WASHINGTON - Regulators need more time to figure out what caused last week's stock market plunge, the head of the Securities and Exchange Commission told a congressional panel Tuesday.
SEC Chairman Mary Schapiro said her agency has yet to pinpoint the reason for the sell-off that sent the Dow Jones industrial average down nearly 1,000 points in less than half an hour, stunning Wall Street and Washington.
"We will move as quickly as we can but I can't give you a final date," Schapiro said at a hearing examining the historic market drop.
"We are unable to point to a single event which could be the sole cause" at this point in the SEC's investigation, Schapiro testified.
But some causes have been ruled out: The agency's review found no evidence of terrorist activity or computer hacking. There also was no evidence "that this was done in any kind of a malicious way," Schapiro told the House Financial Services subcommittee on capital markets.
She said the scenario of a "fat finger" error, involving the typing of billions of shares rather than the intended millions, can't yet be definitely ruled out as a possible cause of the disruption but that the investigations by the SEC and the exchanges hadn't found such an error.
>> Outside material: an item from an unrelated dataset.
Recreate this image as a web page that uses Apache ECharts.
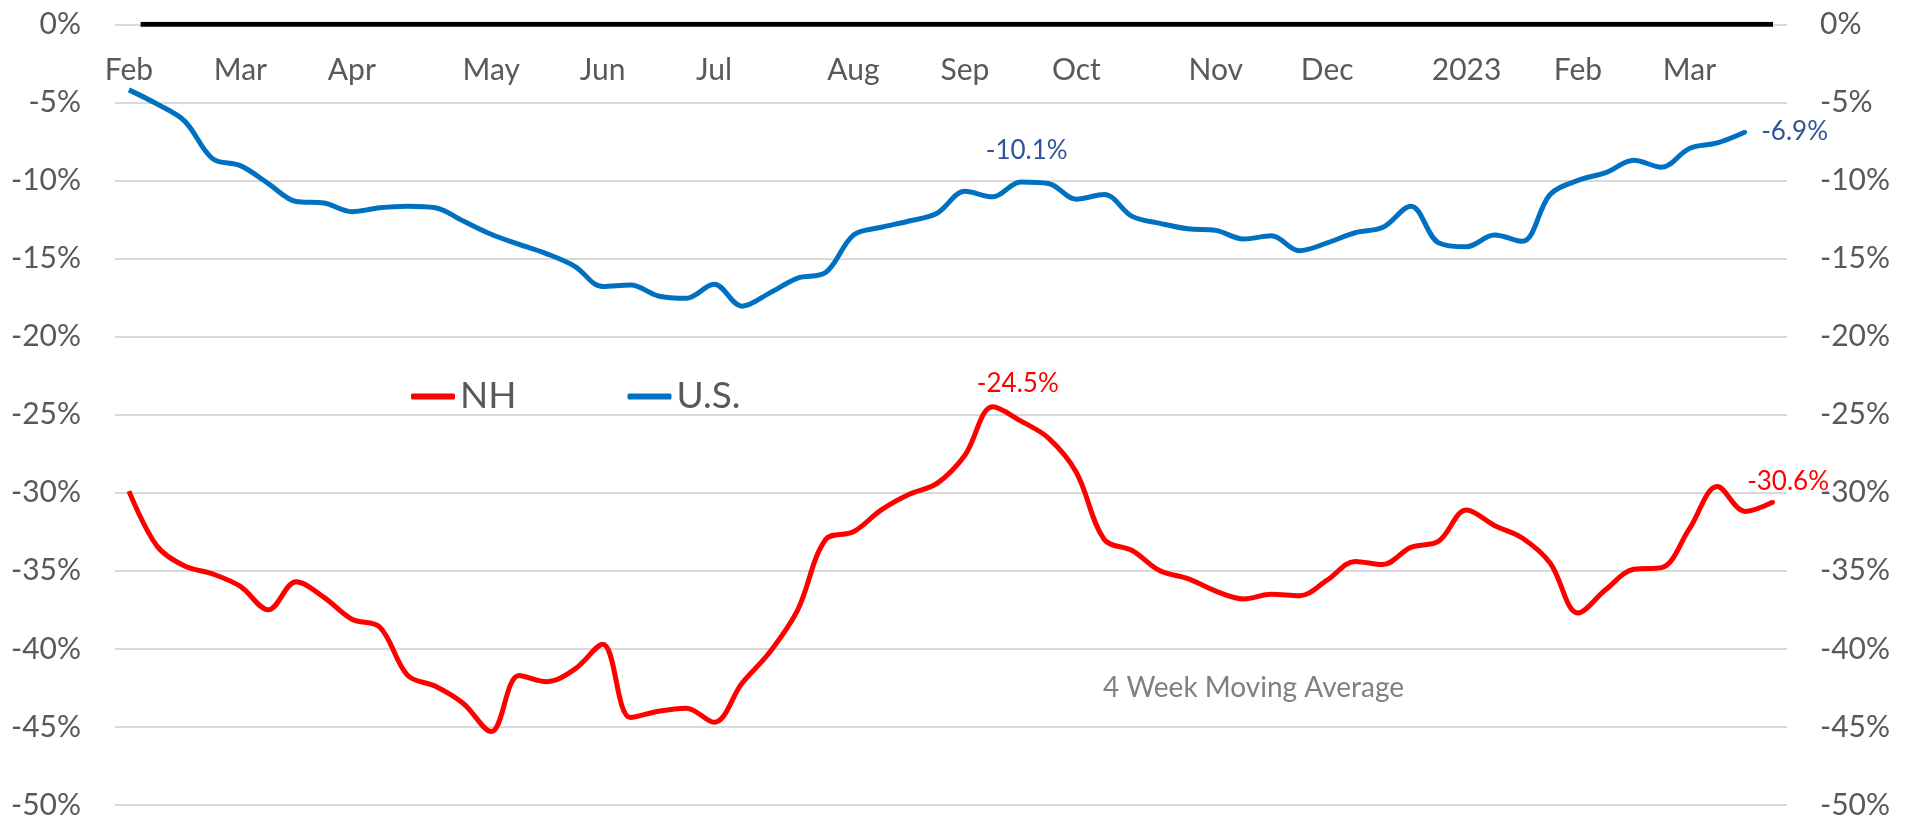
<!DOCTYPE html>
<html>
<head>
<meta charset="utf-8">
<script src="https://cdn.jsdelivr.net/npm/echarts@6/dist/echarts.min.js"></script>
<style>
  html, body { margin: 0; padding: 0; background: #fff; }
  #chart { width: 1912px; height: 820px; }
</style>
</head>
<body>
<div id="chart"></div>
<script>
// weekly periods, Feb 2022 - Mar 2023
const weeks = [
  "2022-02-05", "2022-02-12", "2022-02-19", "2022-02-26",
  "2022-03-05", "2022-03-12", "2022-03-19", "2022-03-26",
  "2022-04-02", "2022-04-09", "2022-04-16", "2022-04-23", "2022-04-30",
  "2022-05-07", "2022-05-14", "2022-05-21", "2022-05-28",
  "2022-06-04", "2022-06-11", "2022-06-18", "2022-06-25",
  "2022-07-02", "2022-07-09", "2022-07-16", "2022-07-23", "2022-07-30",
  "2022-08-06", "2022-08-13", "2022-08-20", "2022-08-27",
  "2022-09-03", "2022-09-10", "2022-09-17", "2022-09-24",
  "2022-10-01", "2022-10-08", "2022-10-15", "2022-10-22", "2022-10-29",
  "2022-11-05", "2022-11-12", "2022-11-19", "2022-11-26",
  "2022-12-03", "2022-12-10", "2022-12-17", "2022-12-24", "2022-12-31",
  "2023-01-07", "2023-01-14", "2023-01-21", "2023-01-28",
  "2023-02-04", "2023-02-11", "2023-02-18", "2023-02-25",
  "2023-03-04", "2023-03-11", "2023-03-18", "2023-03-25",
];

// month tick labels
const tickLabels = {
  "2022-02-05": "Feb", "2022-03-05": "Mar", "2022-04-02": "Apr",
  "2022-05-07": "May", "2022-06-04": "Jun", "2022-07-02": "Jul",
  "2022-08-06": "Aug", "2022-09-03": "Sep", "2022-10-01": "Oct",
  "2022-11-05": "Nov", "2022-12-03": "Dec", "2023-01-07": "2023",
  "2023-02-04": "Feb", "2023-03-04": "Mar",
};

const nhValues = [
  -29.9, -33.4, -34.7, -35.2, -36.0, -37.5, -35.7, -36.7, -38.1, -38.6,
  -41.7, -42.4, -43.5, -45.3, -41.7, -42.1, -41.3, -39.7, -44.4, -44.0,
  -43.8, -44.7, -42.2, -40.2, -37.5, -33.0, -32.5, -31.1, -30.1, -29.4,
  -27.6, -24.5, -25.4, -26.5, -28.7, -33.0, -33.7, -35.0, -35.5, -36.3,
  -36.8, -36.5, -36.6, -35.6, -34.4, -34.6, -33.5, -33.1, -31.1, -32.1,
  -32.9, -34.5, -37.7, -36.2, -34.9, -34.8, -32.3, -29.6, -31.2, -30.6,
];

const usValues = [
  -4.2, -5.1, -6.2, -8.6, -9.05, -10.2, -11.35, -11.45, -12.0, -11.75,
  -11.65, -11.75, -12.6, -13.45, -14.1, -14.7, -15.5, -16.8, -16.7, -17.4,
  -17.55, -16.65, -18.05, -17.2, -16.25, -15.9, -13.5, -13.0, -12.6, -12.1,
  -10.7, -11.05, -10.1, -10.2, -11.2, -10.9, -12.3, -12.75, -13.1, -13.2,
  -13.75, -13.55, -14.5, -14.0, -13.35, -13.0, -11.65, -14.0, -14.25, -13.5,
  -13.9, -10.9, -10.0, -9.5, -8.7, -9.15, -7.95, -7.6, -6.9, null,
];

// black zero line, in week-index units
const zeroLine = [[0.42, 0], [59, 0]];

const yTicks = { min: -50, max: 0, step: 5 };

const font = "Lato";
const grey = "#595959";

const labelText = (p) => `${Number(p.value).toFixed(1)}%`;

// which points get a value label, and where
const nhLabels = {
  31: { position: "top", distance: 8, offset: [25, 0] },
  59: { position: "top", distance: 5, offset: [15, 0] },
};
const usLabels = {
  32: { position: "top", distance: 16, offset: [6, 0] },
  58: { position: "right", distance: 14, offset: [0, 0] },
};

function withLabels(values, labels, color) {
  return values.map((v, i) =>
    labels[i]
      ? {
          value: v,
          symbol: "circle",
          symbolSize: 4,
          label: {
            show: true,
            color,
            fontSize: 26,
            fontFamily: font,
            formatter: labelText,
            ...labels[i],
          },
        }
      : { value: v, symbol: "none" },
  );
}

const chart = echarts.init(document.getElementById("chart"), null, {
  renderer: "canvas",
});

const yAxisBase = {
  type: "value",
  min: yTicks.min,
  max: yTicks.max,
  interval: yTicks.step,
  axisLine: { show: false },
  axisTick: { show: false },
};

const lineSeries = {
  type: "line",
  xAxisIndex: 0,
  yAxisIndex: 0,
  smooth: 0.35,
  showSymbol: true,
  showAllSymbol: true,
  symbol: "none",
};

chart.setOption({
  animation: false,
  backgroundColor: "#ffffff",
  textStyle: { fontFamily: font },
  grid: { left: 115, right: 125, top: 24.3, bottom: 13.3 },
  legend: {
    data: ["NH", "U.S."],
    left: 411,
    top: 378,
    padding: 0,
    icon: "roundRect",
    itemWidth: 44,
    itemHeight: 6,
    itemGap: 111,
    textStyle: { fontSize: 37, color: grey, fontFamily: font },
  },
  xAxis: [
    {
      type: "category",
      data: weeks,
      position: "top",
      boundaryGap: true,
      axisLine: { show: false },
      axisTick: { show: false },
      splitLine: { show: false },
      axisLabel: {
        inside: true,
        margin: 31,
        fontSize: 30,
        color: grey,
        fontFamily: font,
        interval: (i, v) => v in tickLabels,
        formatter: (v) => tickLabels[v] || "",
      },
    },
    {
      type: "value",
      show: false,
      min: -0.5,
      max: weeks.length - 0.5,
    },
  ],
  yAxis: [
    {
      ...yAxisBase,
      position: "left",
      axisLabel: {
        formatter: "{value}%",
        fontSize: 30,
        color: grey,
        fontFamily: font,
        margin: 34,
      },
      splitLine: { lineStyle: { color: "#d9d9d9", width: 2 } },
    },
    {
      ...yAxisBase,
      position: "right",
      axisLabel: {
        formatter: "{value}%",
        fontSize: 30,
        color: grey,
        fontFamily: font,
        margin: 33,
      },
      splitLine: { show: false },
    },
  ],
  series: [
    {
      name: "zero",
      type: "line",
      xAxisIndex: 1,
      yAxisIndex: 0,
      data: zeroLine,
      symbol: "none",
      silent: true,
      lineStyle: { color: "#000000", width: 5, cap: "butt" },
    },
    {
      ...lineSeries,
      name: "NH",
      data: withLabels(nhValues, nhLabels, "#ff0000"),
      color: "#ff0000",
      lineStyle: { color: "#ff0000", width: 5 },
    },
    {
      ...lineSeries,
      name: "U.S.",
      data: withLabels(usValues, usLabels, "#2f5597"),
      color: "#0070c0",
      lineStyle: { color: "#0070c0", width: 5 },
    },
  ],
  graphic: [
    {
      type: "text",
      left: 1103,
      top: 674,
      style: {
        text: "4 Week Moving Average",
        fontSize: 28,
        fontFamily: font,
        fill: "#808080",
      },
    },
  ],
});
</script>
</body>
</html>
Schapiro said establishing a stronger, more uniform system — across all exchanges — for slowing trading during periods of fierce price swings would help.
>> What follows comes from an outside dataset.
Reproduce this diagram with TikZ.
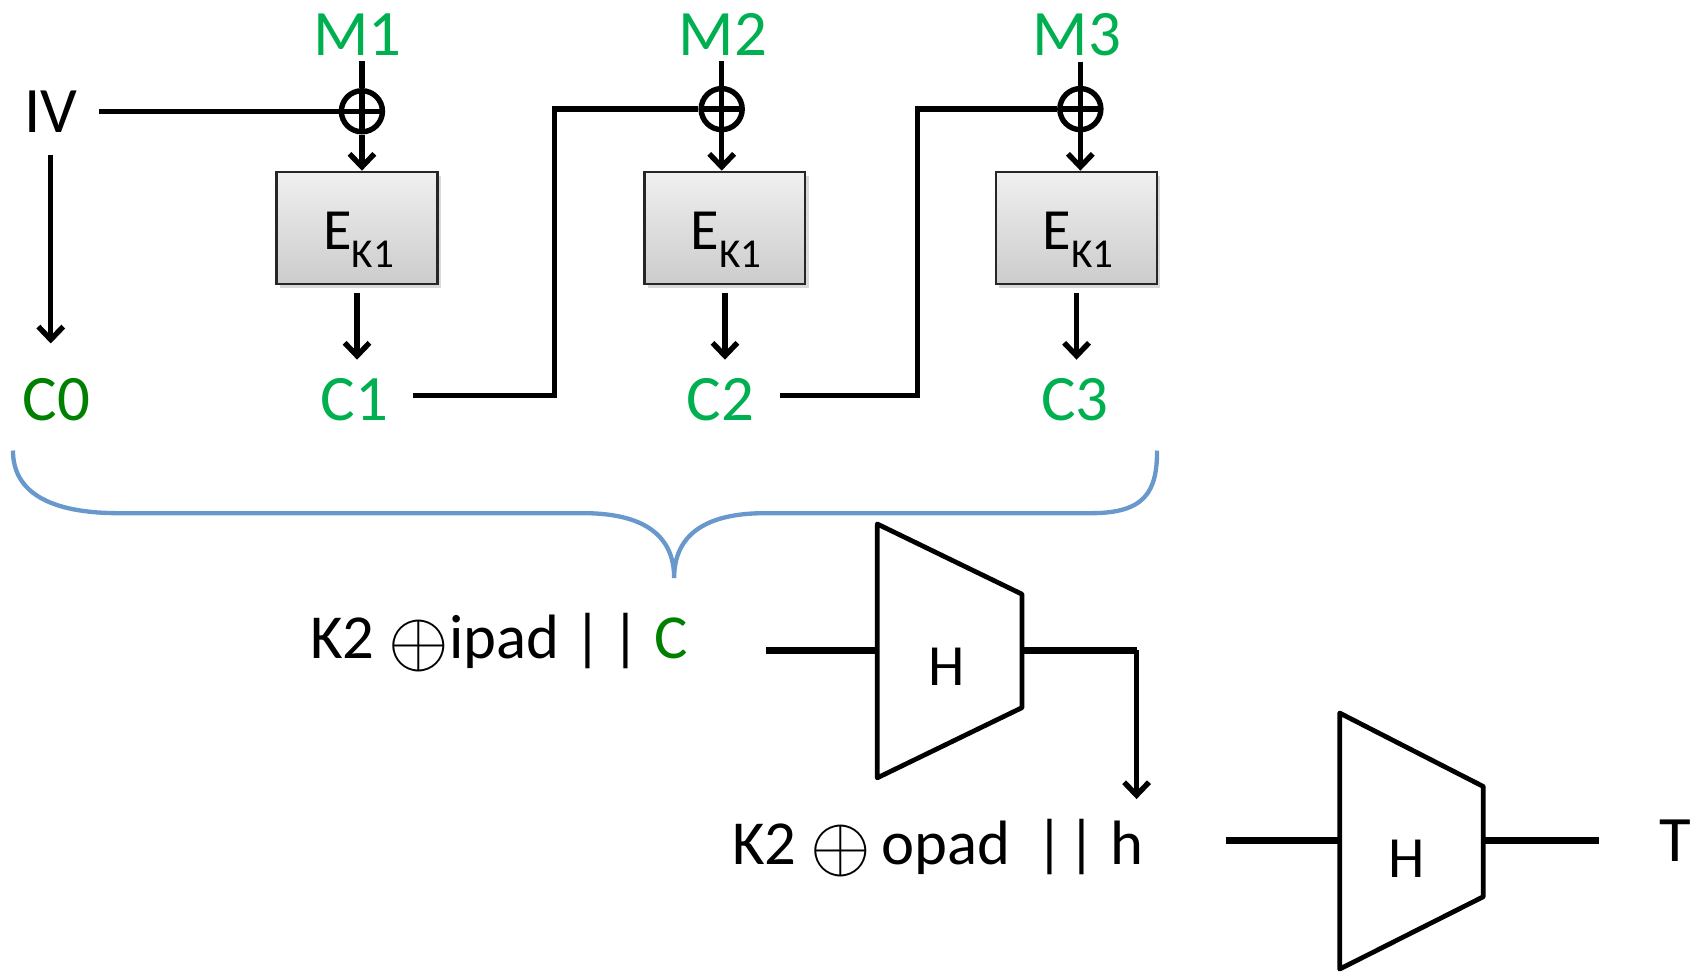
\documentclass[tikz,border=0pt]{standalone}
\usepackage{fontspec}
\setmainfont{Carlito}
\usetikzlibrary{arrows.meta,calc,shadows}
\definecolor{mgreen}{RGB}{0,176,80}
\definecolor{dgreen}{RGB}{0,128,0}
\definecolor{braceblue}{RGB}{104,152,204}
\newcommand{\bigxor}{\raisebox{-3pt}{\scalebox{1.45}{$\oplus$}}}
\begin{document}
\begin{tikzpicture}[x=0.5pt,y=-0.5pt,
  lab/.style={font=\fontsize{30}{36}\selectfont, inner sep=0pt},
  lab2/.style={font=\fontsize{29}{35}\selectfont, inner sep=0pt},
  hlab/.style={font=\fontsize{27}{32}\selectfont, inner sep=0pt},
  conn/.style={line width=2.5pt},
  arr/.style={line width=2.5pt, -{Straight Barb[length=6pt,width=11.5pt,line width=2.5pt]}},
  fat/.style={line width=3pt},
  trap/.style={line width=2.2pt, line join=round},
  xor/.style={circle, draw, line width=2.5pt, minimum size=19pt, inner sep=0pt,
    path picture={\draw[line width=2.5pt] (path picture bounding box.north) -- (path picture bounding box.south)
      (path picture bounding box.west) -- (path picture bounding box.east);}},
  ebox/.style={draw=black!85, line width=1pt, top color=gray!12, bottom color=gray!40,
    minimum width=74.5pt, minimum height=52pt, inner sep=0pt,
    drop shadow={opacity=0.3, shadow xshift=1.5pt, shadow yshift=-2pt}},
  elab/.style={font=\fontsize{27}{32}\selectfont, inner sep=0pt}
]
\useasboundingbox (0,0) rectangle (1568,899);

% top labels
\node[lab, text=mgreen] (M1) at (331,32) {M1};
\node[lab, text=mgreen] (M2) at (669,32) {M2};
\node[lab, text=mgreen] (M3) at (997,32) {M3};
\node[lab] (IV) at (47,103) {IV};

% xor
\node[xor] (X1) at (335,103) {};
\node[xor] (X2) at (668,101) {};
\node[xor] (X3) at (1000,101) {};

% boxes
\node[ebox] (B1) at (330.5,211) {};
\node[ebox] (B2) at (671,211) {};
\node[ebox] (B3) at (996.5,211) {};
\node[elab] (E1) at (332,222) {E\raisebox{-8.5pt}{\fontsize{19}{22}\selectfont K1}};
\node[elab] (E2) at (672,222) {E\raisebox{-8.5pt}{\fontsize{19}{22}\selectfont K1}};
\node[elab] (E3) at (998,222) {E\raisebox{-8.5pt}{\fontsize{19}{22}\selectfont K1}};

% C labels
\node[lab, text=dgreen] (C0) at (52,370) {C0};
\node[lab, text=mgreen] (C1) at (328,370) {C1};
\node[lab, text=mgreen] (C2) at (667,370) {C2};
\node[lab, text=mgreen] (C3) at (995,370) {C3};

% connectors top
\draw[conn, shorten <=2.5pt] (M1.south -| X1) -- (X1.north);
\draw[conn, shorten <=2.5pt] (M2.south -| X2) -- (X2.north);
\draw[conn, shorten <=2.5pt] (M3.south -| X3) -- (X3.north);
\draw[arr] (X1.south) -- (X1.south |- B1.north);
\draw[arr] (X2.south) -- (X2.south |- B2.north);
\draw[arr] (X3.south) -- (X3.south |- B3.north);
\draw[conn, shorten <=10pt] (IV.east) -- (X1.west);
\draw[arr, shorten <=10.5pt, shorten >=16pt] (IV.south) -- (IV.south |- C0.north);
\draw[arr, shorten <=3.5pt, shorten >=8.5pt] (B1.south) -- (B1.south |- C1.north);
\draw[arr, shorten <=3.5pt, shorten >=8.5pt] (B2.south) -- (B2.south |- C2.north);
\draw[arr, shorten <=3.5pt, shorten >=8.5pt] (B3.south) -- (B3.south |- C3.north);

\coordinate (J1) at (513,101);
\coordinate (J2) at (849,101);
\draw[conn] ([xshift=11.5pt,yshift=2pt]C1.east) -| (J1) -- (X2.west);
\draw[conn] ([xshift=11.5pt,yshift=2pt]C2.east) -| (J2) -- (X3.west);

% brace
\draw[braceblue, line width=2pt]
  (12,417) .. controls (12,455) and (45,475) .. (110,475) -- (540,475)
  .. controls (595,475) and (624,495) .. (624,535)
  .. controls (624,495) and (653,475) .. (708,475) -- (1010,475)
  .. controls (1060,475) and (1071,455) .. (1071,417);

% first hash
\node[lab2] (ipad) at (462,595) {K2 \bigxor ipad |\hspace{4pt}| \textcolor{dgreen}{C}};
\node[hlab] (H1) at (876,617) {H};
\draw[trap] (812,485) -- (946,550) -- (946,655) -- (812,720) -- cycle;
\coordinate (H1in) at (812,602);
\coordinate (H1out) at (946,602);
\coordinate (K) at (1052,602);
\draw[fat, shorten <=36pt] (ipad.east |- H1in) -- (H1in);
\draw[fat] (H1out) -- (K);

% second hash
\node[lab2] (opad) at (868,785) {K2 \bigxor\hspace{5pt}opad \,|\hspace{1.5pt}| h};
\draw[arr, shorten >=9pt] (K) -- (K |- opad.north);
\node[hlab] (H2) at (1302,795) {H};
\draw[trap] (1240,660) -- (1373,728) -- (1373,830) -- (1240,897) -- cycle;
\coordinate (H2in) at (1240,778);
\coordinate (H2out) at (1373,778);
\node[lab] (T) at (1551,778) {T};
\draw[fat, shorten <=38pt] (opad.east |- H2in) -- (H2in);
\draw[fat, shorten >=28pt] (H2out) -- (T.west |- H2out);
\end{tikzpicture}
\end{document}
Six major U.S. securities exchanges on Monday agreed in principle to a uniform system of "circuit breakers," which could slow trading during sharp market swings. Most of the 50 U.S. exchanges regulate themselves and design their own tools for slowing or halting trading.
Schapiro and her fellow SEC commissioners will review the recommendations submitted by the exchanges for a marketwide system of circuit breakers, SEC spokesman John Nester said after the hearing. He said the exchanges also have provided suggestions "for handling clearly erroneous trades in a more objective and transparent manner."
The SEC commissioners and staff "will review the recommendations and work with the exchanges ... over the next few days," Nester said in a statement.
Last week's market free fall highlighted the growing complexity and diversity of the securities market. Upstart electronic trading platforms now compete with the traditional exchanges and powerful computers give traders a split-second edge in buying or selling stocks.
The plunge also underscored the growing importance of trading in options, which allow investors to trade based on expectations for a particular stock, or group of stocks, to rise or fall, rather than simply trading the underlying stock.
"The interconnections among markets ... have grown immensely more complex over the past few years," Schapiro told the subcommittee. "Orders in one stock directed to one market can now ricochet to other markets, and trigger (mathematical) executions in other stocks and derivatives in milliseconds."
Senior officials of the New York Stock Exchange, the Nasdaq stock market and the Chicago Mercantile Exchange, testifying at the hearing, said they were working out a formal blueprint.
Lawmakers and Schapiro acknowledged that last Thursday's plunge has undermined confidence in the financial markets.
"We must quickly analyze what happened and embrace reforms in order to restore market integrity and promote investor confidence," said Rep. Paul Kanjorski, D-Pa., the panel's chairman. He noted that the drop wiped out more than $1 trillion in the market value of stocks before the market indexes recovered. As a result, "some investors lost mightily," Kanjorski said, including some retail investors whose trades cleared at the wrong moment during the cascade.
The officials of the exchanges told the lawmakers they are capable of policing themselves. But they agreed that broad changes to the system of overseeing the financial exchanges are needed.
Larry Leibowitz, chief operating officer for the NYSE, said a more uniform system of circuit breakers would slow trading when share prices plummet. And he suggested that one self-regulator with access to all trading data might best oversee all the exchanges. The vast network of self-regulators has made it harder for SEC officials to investigate the chaotic trading, Leibowitz said.
"Any single exchange has access to only the data from trades sent to or executed on that exchange," Leibowitz said. "When a trading problem occurs . . . there is no central mechanism to co-ordinate a market-wide response."